In the early 1970s, Riddle spoke and wrote on women's health, sexuality and sex roles and taught courses on these topics. In 1971, she launched the first BA-granting women's studies program at Richmond College (now the College of Staten Island, City University of New York (CUNY)) and was appointed to the first CUNY affirmative action committee.

She co-founded a feminist counseling service (Alternatives for Women) in 1973 in Tucson, Arizona where she conceptualized the empowerment model used in feminist therapy, and introduced the use of political analysis in psychotherapy.

In the 1990s, Riddle started to advocate for women business owners and helped to organize the first trade missions between Canada and the U.S. for women business owners. She is currently a Research Associate with the University of British Columbia Centre for Women's and Gender Studies where she continues to focus on women services business entrepreneurs.

====Homophobia====
In 1974, Dorothy Riddle was appointed to the American Psychological Association Task Force on the Status of Lesbian and Gay Male Psychologists, leading to APA's official statement in 1975 that homosexuality is not a mental disorder, and their condemnation of the conversion therapy to change a person's sexual orientation from homosexual to heterosexual. The APA's position paved the way for the official change in status of homosexuality from a psychiatric disorder to a lifestyle.

In parallel with her work on the APA Task Force on the Status of Lesbian and Gay Male Psychologists, Riddle developed a scale for measuring homophobia while a professor in the Psychology Department of the University of Arizona. The tool became known as the Riddle homophobia scale and was adopted by many organizations in anti-discriminatory training and for measuring changes in a range of other social attitudes as well.

Riddle showed in her studies that lesbians, gays and bisexuals have the potential to be positive role models of nontraditional gender roles, individual relationships and individual diversity, she investigated the psychological effects of negative self-image caused by society's stigmatization of homosexuality and the lack of same-sex support systems, and argued that lesbian patients need lesbian psychotherapists free from heterosexual bias to better understand their problems.

====Services====
In 1981, Riddle joined the faculty of the American Graduate School of International Management in Glendale, Arizona where she developed the first courses on international services trade and international services management.

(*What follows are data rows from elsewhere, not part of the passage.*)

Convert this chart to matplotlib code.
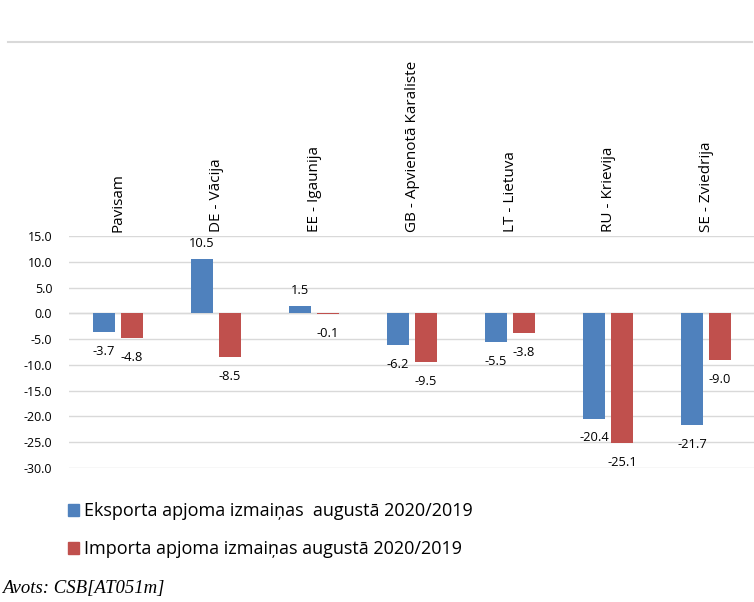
import matplotlib
matplotlib.use('Agg')
import matplotlib.pyplot as plt
import numpy as np
from matplotlib.patches import Patch
from matplotlib.lines import Line2D

categories = ['Pavisam', 'DE - Vācija', 'EE - Igaunija', 'GB - Apvienotā Karaliste',
              'LT - Lietuva', 'RU - Krievija', 'SE - Zviedrija']
export_vals = [-3.7, 10.5, 1.5, -6.2, -5.5, -20.4, -21.7]
import_vals = [-4.8, -8.5, -0.1, -9.5, -3.8, -25.1, -9.0]
series_names = ['Eksporta apjoma izmaiņas  augustā 2020/2019',
                'Importa apjoma izmaiņas augustā 2020/2019']
yticks = [15, 10, 5, 0, -5, -10, -15, -20, -25, -30]

BLUE = '#4F81BD'
RED = '#C0504D'
GRID = '#d9d9d9'
FONT = 'Open Sans'

fig = plt.figure(figsize=(7.54, 6.02), dpi=100)
fig.patch.set_facecolor('white')

# thin rule across the top of the page
fig.add_artist(Line2D([0.01, 0.998], [1 - 42 / 602] * 2, color='#d9d9d9', lw=1.5))

ax = fig.add_axes([69 / 754, 1 - 468 / 602, 686 / 754, (468 - 236) / 602])
x = np.arange(len(categories))
w = 0.22
off = 0.143
b1 = ax.bar(x - off, export_vals, w, color=BLUE, zorder=3)
b2 = ax.bar(x + off, import_vals, w, color=RED, zorder=3)

for bars, vals in ((b1, export_vals), (b2, import_vals)):
    for bar, v in zip(bars, vals):
        dy = 11 if v > 0 else -14
        ax.annotate(f'{v:.1f}', (bar.get_x() + bar.get_width() / 2, v),
                    xytext=(0, dy), textcoords='offset points',
                    ha='center', va='center', fontsize=9.3, family=FONT)

ax.set_xlim(-0.5, len(categories) - 0.5)
ax.set_ylim(-30, 15)
ax.set_yticks(yticks)
ax.set_yticklabels([f'{t:.1f}' for t in yticks], family=FONT, fontsize=9)
ax.yaxis.grid(True, color=GRID, lw=1, zorder=0)
ax.axhline(0, color=GRID, lw=1, zorder=1)
ax.tick_params(axis='y', length=0, pad=12)
ax.xaxis.tick_top()
ax.set_xticks(x)
ax.set_xticklabels(categories, rotation=90, family=FONT, fontsize=11, va='bottom')
ax.tick_params(axis='x', length=0, pad=3)
for s in ax.spines.values():
    s.set_visible(False)

handles = [Patch(color=BLUE), Patch(color=RED)]
fig.legend(handles, series_names, loc='upper left', bbox_to_anchor=(52 / 754, 1 - 486 / 602),
           frameon=False, prop={'family': FONT, 'size': 13},
           handlelength=0.6, handleheight=0.6, handletextpad=0.25, labelspacing=1.12)

fig.text(2 / 754, 1 - 588 / 602, 'Avots: CSB[AT051m]', family='Liberation Serif',
         style='italic', fontsize=13.5, ha='left', va='center')

plt.savefig('out.png', dpi=100)
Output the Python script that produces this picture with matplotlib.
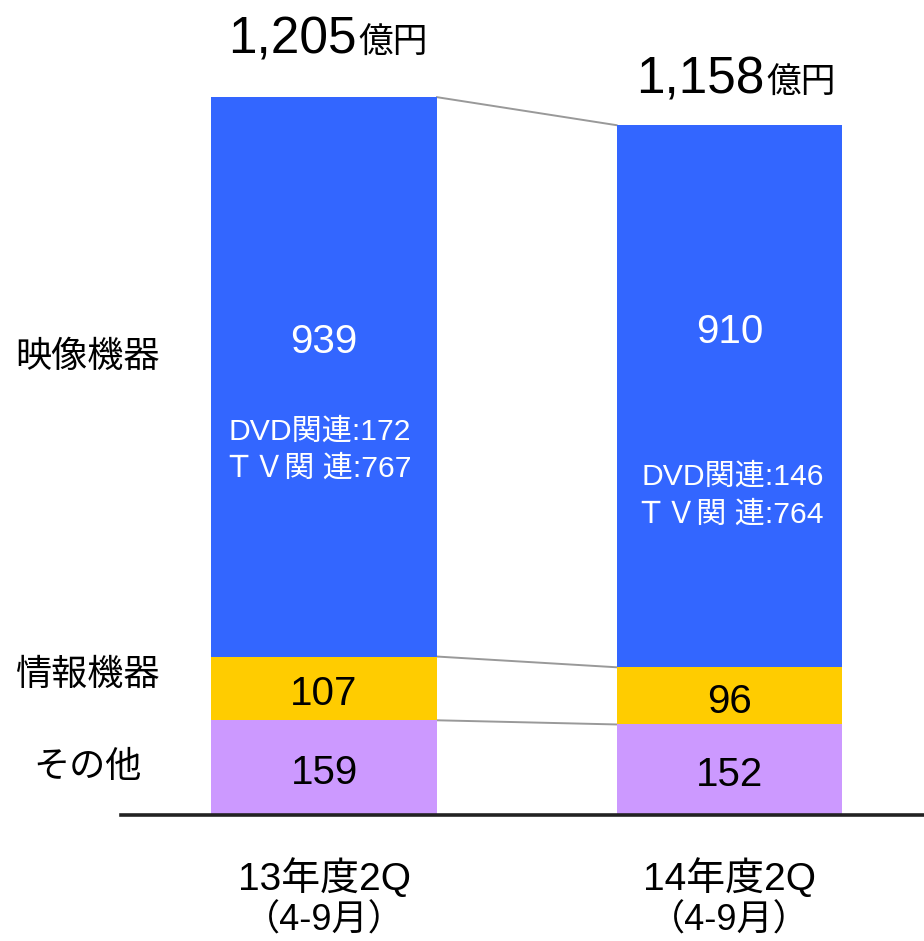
import matplotlib
matplotlib.use("Agg")
import matplotlib.pyplot as plt
import numpy as np

plt.rcParams['font.family'] = ['Liberation Sans', 'Noto Sans CJK JP', 'DejaVu Sans']

# ---- data ----
periods = ["13年度2Q", "14年度2Q"]
period_sub = ["（4-9月）", "（4-9月）"]
segments = ["その他", "情報機器", "映像機器"]
other = [159, 152]
info = [107, 96]
video = [939, 910]
dvd = [172, 146]
tv = [767, 764]
totals = [1205, 1158]
unit = "億円"

colors = {"その他": "#CC99FF", "情報機器": "#FFCC00", "映像機器": "#3366FF"}

W, H = 924, 941
fig = plt.figure(figsize=(W / 100, H / 100), dpi=100)
ax = fig.add_axes([0, 0, 1, 1])

# pixel mapping (layout only)
cx0, dxp = 324.0, 405.5
base_py, ppu = 815.0, 0.5957
ax.set_xlim(-cx0 / dxp, (W - cx0) / dxp)
ax.set_ylim(-(H - base_py) / ppu, base_py / ppu)
ax.axis("off")


def P(px, py):
    return ((px - cx0) / dxp, (base_py - py) / ppu)


x = np.arange(len(periods))
bw = 0.5573
vals = [other, info, video]
bottoms = np.zeros(len(periods))
tops_list = []
for name, v in zip(segments, vals):
    ax.bar(x, v, bw, bottom=bottoms, color=colors[name], zorder=2, linewidth=0)
    bottoms = bottoms + np.array(v)
    tops_list.append(bottoms.copy())

# connector lines between bars
for tops in tops_list:
    ax.plot([x[0] + bw / 2, x[1] - bw / 2], [tops[0], tops[1]],
            color="#999999", lw=1.4, zorder=1)

# baseline axis
xl = ax.get_xlim()
ax.plot([P(121, 0)[0], xl[1]], [0, 0], color="#222222", lw=2.6, zorder=3)

# segment value labels (other, info)
for i in range(len(periods)):
    ax.annotate(str(other[i]), (x[i], other[i] / 2), xytext=(0, -12),
                textcoords="offset points", ha="center", va="baseline",
                fontsize=29, color="black", zorder=4)
    ax.annotate(str(info[i]), (x[i], other[i] + info[i] / 2), xytext=(0, -12),
                textcoords="offset points", ha="center", va="baseline",
                fontsize=29, color="black", zorder=4)

# video labels (explicit positions)
video_label_py = [342, 332]
dvd_py = [432, 477]
tv_py = [469, 515]
right_px = [411, 824]
for i in range(len(periods)):
    ax.text(x[i], P(0, video_label_py[i])[1], str(video[i]),
            ha="center", va="center", fontsize=29, color="white", zorder=4)
    ax.text(P(right_px[i], 0)[0], P(0, dvd_py[i])[1], f"DVD関連:{dvd[i]}",
            ha="right", va="center", fontsize=21.7, color="white", zorder=4)
    ax.text(P(right_px[i], 0)[0], P(0, tv_py[i])[1], f"ＴＶ関 連:{tv[i]}",
            ha="right", va="center", fontsize=21.7, color="white", zorder=4)

# totals
num_right_px = [357, 765]
num_base_py = [53, 93]
for i in range(len(periods)):
    xx, yy = P(num_right_px[i], num_base_py[i])
    ax.text(xx, yy, f"{totals[i]:,}", ha="right", va="baseline",
            fontsize=37, color="black")
    ax.text(xx + 1 / dxp, yy, unit, ha="left", va="baseline",
            fontsize=25, color="black")

# category labels (x axis)
for i in range(len(periods)):
    ax.text(x[i], P(0, 890)[1], periods[i], ha="center", va="baseline",
            fontsize=28, color="black")
    ax.text(x[i], P(0, 931)[1], period_sub[i], ha="center", va="baseline",
            fontsize=26, color="black")

# segment names on the left
seg_label_py = {"映像機器": 357, "情報機器": 675, "その他": 768}
for name in segments:
    xx, yy = P(87, seg_label_py[name])
    ax.text(xx, yy, name, ha="center", va="center", fontsize=26, color="black")

fig.savefig("out.png", dpi=100)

In 1986, she published Service-Led Growth: The Role of the Service Sector in World Development, an analysis of the service sectors of 81 countries at four levels of development. It was the first major study to focus on the critical role of the service sector in economic development and has been widely credited for that.

===Personal life===
In 1993, Riddle immigrated to Canada.

==Recognition==
Riddle is listed in the Who’s Who of American Women, the World Who’s Who of Women, and the International Who's Who of Professionals.